There was a very silly observation about David Beckham the other day by a so-called football expert, one who has been writing about football for hundreds of years, goes to matches all the time, swears he loves the game. He suggested, rather smuttily, that the reason for Beckham's loss of form is because he and Posho are trying for a brother/sister for Brooklyn, aged two this month, so he's too knackered.
I don't suppose Becks lost any sleep over it, as he is the most written-about 25-year-old this side of the planet. With more to come. Julie Burchill is now working on a biography of him, once she's eased herself out of bed, once she's got to grips with what he does. She's been on the blower for help. I've faxed her a few technical details. Eleven-a-side, the white wooden posts are called goals, that round thing is the ball. If she doesn't give me a research credit, I'll be livid.
Salman Rushdie is doing a novel about him in which he falls to earth and turns into Angela Carter. Andrew Motion is finishing an epic poem about him. It's really about Andrew's old father, with some lovely memories of his Brylcreem jar, but he's got Becks in the title and the Guardian's panting for it.
The silly person was me, here, last week. And I take it all back. Loss of form is a very serious condition that should not be mocked or made little of. Normal people, going about their normal work, don't suffer from it. Only those whose work depends on skill or artistry know what it's like when it deserts them.
Poets, so the myth goes, perform best when young. Their loss of form comes quite suddenly, and the muse moves on. Hence it's vital for poets to die young, like Keats and Shelley, and be considered geniuses for ever. Don't hang on or you'll be laughed at behind your back, like Daddy Wordsworth. Novelists can keep going longer, but then fashion rather than age catches up with them, and their form goes, becomes out of date. When I used to interview famous novelists, I'd ask them for their best own book. It was usually the one least regarded by the world at large. Artists, you see, often don't know what it is they have. And can't understand it when it goes.
Footballers are much the same. They're training just as hard, driving the Ferrari the same route to work, putting the jock strap over their head in the same order, so what's gone wrong, they cry. Why have I lost form? Most of what they do is instinctive. Trying a certain shot from a difficult angle is as much a spontaneous reaction as it is down to training. In the condition known as loss of form, none of these instinctive reactions seems to be working.
Even worse, when loss of form arrives, players find themselves unable to do the simple things that they've practised doing all their lives. The most obvious example is their first touch. With loss of form, their body tenses, their limbs stiffen, and instead of cushioning the ball and immediately controlling it, they lose it. They lose it because they've lost it. Whatever it was.

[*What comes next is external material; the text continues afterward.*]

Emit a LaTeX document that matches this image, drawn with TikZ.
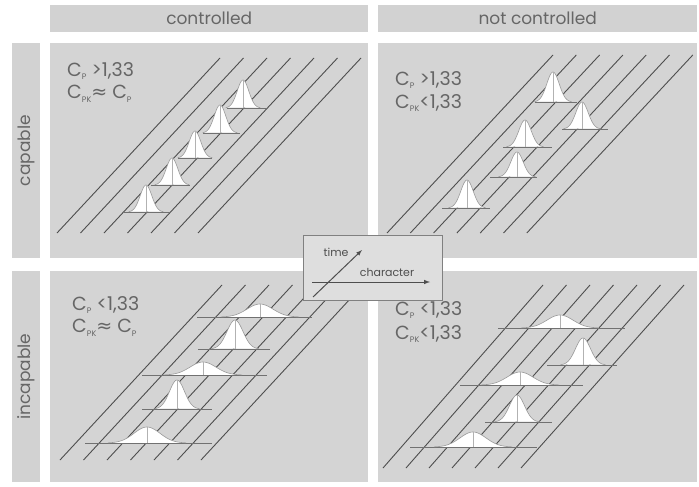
\documentclass[tikz,border=0pt]{standalone}
\usepackage{fontspec}
\setmainfont{Poppins}
\newfontfamily\symfont{DejaVu Sans}
\definecolor{panelgray}{HTML}{D4D4D4}
\definecolor{headgray}{HTML}{D2D2D2}
\definecolor{linegray}{HTML}{4E4E4E}
\definecolor{txtgray}{HTML}{666666}
\definecolor{leggray}{HTML}{DEDEDE}
\newcommand\lowsub[1]{\raisebox{-0.35ex}{\fontsize{8}{8}\selectfont #1}}
\newcommand\bellcurve[6]{%
  \fill[white] plot[domain=-3:3,samples=41] ({#1+#3*\x},{#2-#4*exp(-\x*\x/2)}) -- cycle;
  \draw[bline] (#5,#2) -- (#6,#2);
  \draw[curveline] plot[domain=-3:3,samples=41] ({#1+#3*\x},{#2-#4*exp(-\x*\x/2)});
  \draw[cline] (#1,#2) -- (#1,{#2-#4});
}
\begin{document}
\begin{tikzpicture}[x=1pt,y=-1pt,
  panel/.style={fill=panelgray,draw=none,anchor=north west,inner sep=0pt},
  headbox/.style={fill=headgray,draw=none,anchor=north west,inner sep=0pt},
  headtext/.style={text=txtgray,font=\fontsize{17}{17}\selectfont},
  diag/.style={draw=linegray,line width=0.9pt},
  bline/.style={draw=linegray!80,line width=0.9pt},
  curveline/.style={draw=gray!80,line width=0.6pt},
  cline/.style={draw=gray!60,line width=0.7pt},
  formula/.style={anchor=west,inner sep=0pt,text=txtgray,font=\fontsize{19}{19}\selectfont},
  legtext/.style={inner sep=0pt,text=linegray,font=\fontsize{11}{11}\selectfont},
  legarrow/.style={draw=linegray,line width=1pt,-latex}
]
\useasboundingbox (0,0) rectangle (699,487);
\fill[white] (0,0) rectangle (699,487);

% headers
\node[headbox,minimum width=318,minimum height=27] (hc) at (50,5) {};
\node[headtext] (hct) at (hc.center) {controlled};
\node[headbox,minimum width=319,minimum height=27] (hn) at (378,5) {};
\node[headtext] (hnt) at (hn.center) {not controlled};

% row labels
\node[headbox,minimum width=28,minimum height=215] (rc) at (12,43) {};
\node[headtext,rotate=90] (rct) at (rc.center) {capable};
\node[headbox,minimum width=28,minimum height=211] (ri) at (12,271) {};
\node[headtext,rotate=90] (rit) at (ri.center) {incapable};

% panels
\node[panel,minimum width=318,minimum height=215] (tl) at (50,43) {};
\node[panel,minimum width=319,minimum height=215] (tr) at (378,43) {};
\node[panel,minimum width=318,minimum height=211] (bl) at (50,271) {};
\node[panel,minimum width=319,minimum height=211] (br) at (378,271) {};

% diagonal lines
\foreach \i in {0,...,6} {
  \draw[diag] ({57+23.5*\i},233) -- ({220+23.5*\i},58);
  \draw[diag] ({387+23.3*\i},233) -- ({553+23.3*\i},55);
  \draw[diag] ({60+23.5*\i},460) -- ({222+23.5*\i},285);
  \draw[diag] ({383+23*\i},468) -- ({543+23.5*\i},285);
}

% bell curves: top-left
\bellcurve{146}{212}{5.8}{27}{123}{170}
\bellcurve{172}{185}{5.8}{27}{151}{190}
\bellcurve{195}{158}{5.8}{27}{178}{212}
\bellcurve{220}{133}{5.8}{28}{203}{240}
\bellcurve{243}{108}{5.8}{28}{227}{267}
% top-right
\bellcurve{553}{102}{6.2}{30}{535}{577}
\bellcurve{582}{129}{6.2}{27}{562}{608}
\bellcurve{525}{147}{6.2}{27}{503}{552}
\bellcurve{517}{177}{6.2}{25}{490}{537}
\bellcurve{467}{208}{6.2}{28}{442}{490}
% bottom-left
\bellcurve{260}{317}{13}{13}{197}{312}
\bellcurve{235}{349}{8}{29}{198}{270}
\bellcurve{203}{375}{13}{13}{142}{267}
\bellcurve{177}{409}{7.5}{29}{142}{212}
\bellcurve{147}{443}{13}{16}{85}{212}
% bottom-right
\bellcurve{560}{328}{13}{13}{498}{625}
\bellcurve{583}{365}{7.5}{27}{547}{617}
\bellcurve{520}{385}{13}{13}{460}{583}
\bellcurve{517}{422}{7.5}{27}{485}{552}
\bellcurve{473}{447}{13}{15}{410}{537}

% formulas
\node[formula] (f1a) at (67,71) {C\lowsub{P} >1,33};
\node[formula] (f1b) at (67,94) {C\lowsub{PK}{\symfont≈} C\lowsub{P}};
\node[formula] (f2a) at (395,80) {C\lowsub{P} >1,33};
\node[formula] (f2b) at (395,103) {C\lowsub{PK}<1,33};
\node[formula] (f3a) at (72,305) {C\lowsub{P} <1,33};
\node[formula] (f3b) at (72,328) {C\lowsub{PK}{\symfont≈} C\lowsub{P}};
\node[formula] (f4a) at (395,310) {C\lowsub{P} <1,33};
\node[formula] (f4b) at (395,334) {C\lowsub{PK}<1,33};

% legend
\node[fill=leggray,draw=gray,line width=0.8pt,anchor=north west,inner sep=0pt,minimum width=139,minimum height=65] (leg) at (303,235) {};
\coordinate (ts) at (313,297);
\coordinate (te) at (362,250);
\coordinate (cs) at (312,282);
\coordinate (ce) at (430,282);
\draw[legarrow] (cs) -- (ce);
\draw[legarrow] (ts) -- (te);
\node[legtext] (lt) at (336,252) {time};
\node[legtext] (lc) at (387,272) {character};
\end{tikzpicture}
\end{document}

We're not talking here about loss of form through carrying an injury or recovering from an injury. We're talking in the abstract. A touch which, out of the blue, out of the air, has dematerialised. Yes, it's connected to lack of confidence, but confidence goes after form has been lost. Making them both return, that's the hard bit. It's mystified football managers for 150 years. I'd be emeritus professor of football theory at the University of Leicester if I knew the answers, not just a humble researcher for J Burchill.
I remember asking Bill Nicholson what he did. His answer was three words - work, work, work. That was all he could ever think of doing. Back to the training ground. Work the buggers till they dropped. More recently, I asked Joe Kinnear. What he often does is rearrange the team formation, give the out-of-form player a slightly different, less onerous role, until his confidence returns. Or he might rest the player - but keep it dead secret, pretending he has an injury - thus removing him from the limelight before it gets worse and the fans get on his back.
Beckham's recent loss of form is not apparently connected with any injury, as in the case of Fowler, Owen and Kewell, though he did say he'd had the flu a few weeks ago, diddums.
Individual loss of form is often connected with a team's loss of form, but not in Beckham's case. Man U are now so ahead of the pack, they're out of sight. Nor is it connected with any personal loss of status. Being made England captain was clearly a matter of great pride.
On paper, most things could hardly have been going better for him this season. Even the Daily Mail has come round to him, seeing him as an excellent father, good husband, upholder of family values. I now expect a grovelling apology from anyone who ever suggested he might be a spoiled brat who wears nancy clothes. Even the jokes about his IQ have become affectionate.
Perhaps he needs something to go wrong, to be attacked and jeered at again. It was remarkable how he recovered from being sent off in that England game, blamed for everything, then for months afterwards he got booed at every away game. That took some doing. The boy done well, surviving all that. Perhaps Fergie should drop him, or Eriksson not pick him for the next game. That might shake him up.
Or is he just confused? Confused about his best role in the team, wondering whether he should play wide, in the middle, go forward, stay back? Or confused about his role in life. He has given off some strange signals about his sexuality over the past year.
I've suggested this to Julie. She says she's already on to it. Got 50,000 words on the subject, even before she's struggled out of bed.